Obviously, one of the main enemies of beer once it has started to ferment is oxygen, and we go to great lengths to avoid aeration during/after fermentation.

I may be wrong here, but the lacto in a soured mash/wort can ferment out some of the carbohydrates, thus creating a "fermented" liquid. What in the process then makes it ok to pour it into a pot, boil it, then aerate it heavily before pitching yeast?

Sorry if I havent put this the right way. What keeps you from getting off-flavors from aerated sour wort?
 
Oxidation takes some time to occur.
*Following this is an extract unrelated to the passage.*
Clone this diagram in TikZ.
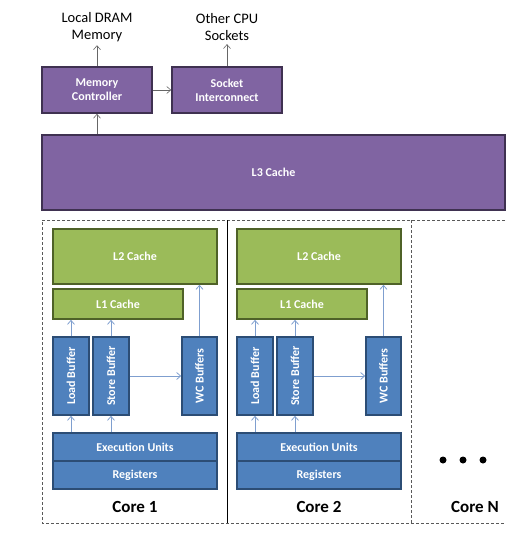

I would guess that the amount of time between aerating and pitching your Sacch (which gets started consuming the O2 right away), is so minimal that oxidation doesn't have time to happen.
 
I've started doing a couple sour mash/wort berliner weisses lately, and thought of a question about aeration.

Obviously, one of the main enemies of beer once it has started to ferment is oxygen, and we go to great lengths to avoid aeration during/after fermentation.

I may be wrong here, but the lacto in a soured mash/wort can ferment out some of the carbohydrates, thus creating a "fermented" liquid. What in the process then makes it ok to pour it into a pot, boil it, then aerate it heavily before pitching yeast?

Sorry if I havent put this the right way. What keeps you from getting off-flavors from aerated sour wort?

Since the lacto is killed off in the boil, it can't have any effect on the actual fermentation. What the sour mash accomplishes is a pre-souring of the wort, which stays intact after the boil and fermentation. The oxygen you add before fermenting the wort is utilized by the yeast you then pitch for the actual fermentation, so oxidation isn't an issue.